The Trumpet is the highest brass instrument in register, above the horn, trombone, baritone, euphonium and tuba. A musician who plays the trumpet is called a trumpet player or trumpeter.
The most common trumpet by far is a transposing instrument pitched in B flat - the note read as middle C sounds as the B flat 2 semitones below - but there are many other trumpets in this family of instruments.
The oldest trumpets date back to 1500 B.C.E. and earlier.
The earliest trumpets were signaling instruments used for military or religious purposes, rather than music in the modern sense.
The modern bugle continues the signaling tradition, with different tunes corresponding to different instructions, but the advent of radio made its use more ceremonial.

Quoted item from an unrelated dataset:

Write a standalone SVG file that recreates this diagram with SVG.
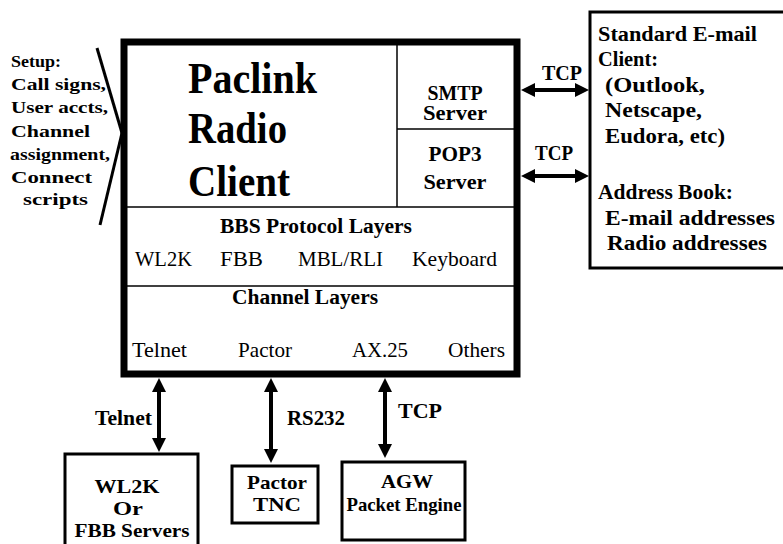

The trumpet players were often among the most heavily guarded members of a troop, as they were relied upon to relay instructions to other sections of the army.
Improvements to instrument design and metal making in the late Middle Ages and Renaissance led to an increased usefulness of the trumpet as a musical instrument.
The development of the upper, "clarino" register, by specialist trumpeters, would lend itself well to the Baroque era, also known as the "Golden Age of the natural trumpet."
The melody-dominated homophony of the classical and romantic periods, relegated the trumpet to a secondary role by most major composers.
The Arabic word for trumpet was naffir. The Spanish used the Arabic name al naffir and changed it into anafil, while the French gave the trumpet its own name, buisine, derived from the Latin word buccina.
Today, the trumpet is used in nearly all forms of music, including classical, jazz, rock, blues, pop, ska, polka and funk.